There are a couple of good takes on the Saga, Comixology, and Apple rage hangover.
Macdrifter has one. Daniel Jalkut has another:
It’s extremely upsetting when a damaging claim turns out to have been false. We need to be outraged by this, or the whole system of fact-based accountability breaks down. As mad as you or I or anybody else may have been about the alleged misdeed by Apple, we should be at least as mad that we were misled to believe it was true.
It seems there’s a new storm of internet outrage every day. The target could be anyone. You could be loved one minute, and that love can be used as a justification for anger against you the next. The reasons people are angry are often valid, but after a while those reasons don’t seem like they’re that important any more.
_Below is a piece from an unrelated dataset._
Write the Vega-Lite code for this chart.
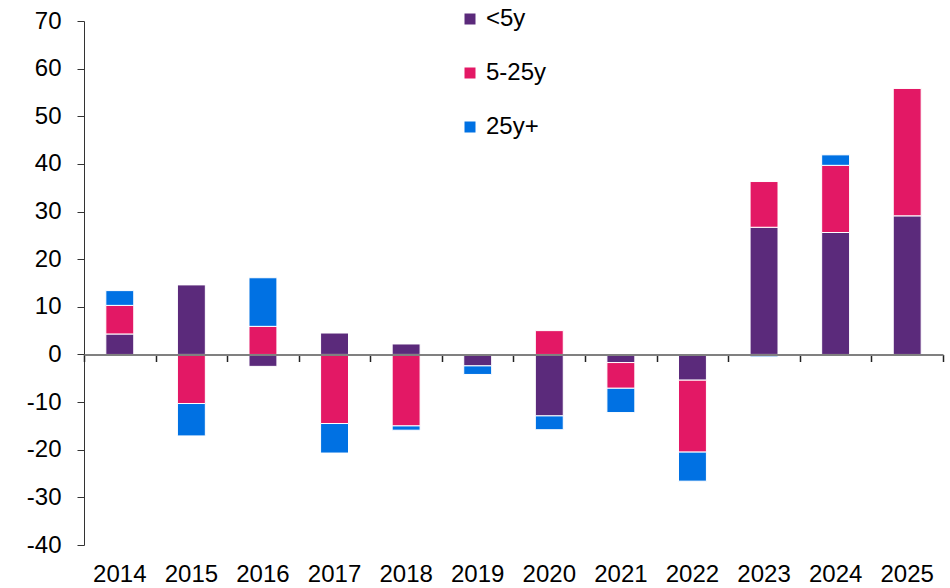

It’s almost as if people are already deeply angry and looking for an outlet—any outlet. Whenever it hits I’m reminded of this passage from Nineteen Eighty-Four:
The horrible thing about the Two Minutes Hate was not that one was obliged to act a part, but that it was impossible to avoid joining in. Within thirty seconds any pretence was always unnecessary. A hideous ecstasy of fear and vindictiveness, a desire to kill, to torture, to smash faces in with a sledge hammer, seemed to flow through the whole group of people like an electric current, turning one even against one’s will into a grimacing, screaming lunatic. And yet the rage that one felt was an abstract, undirected emotion which could be switched from one object to another like the flame of a blowlamp.
Sadly, that sounds like a lot of the discourse on the internet to me.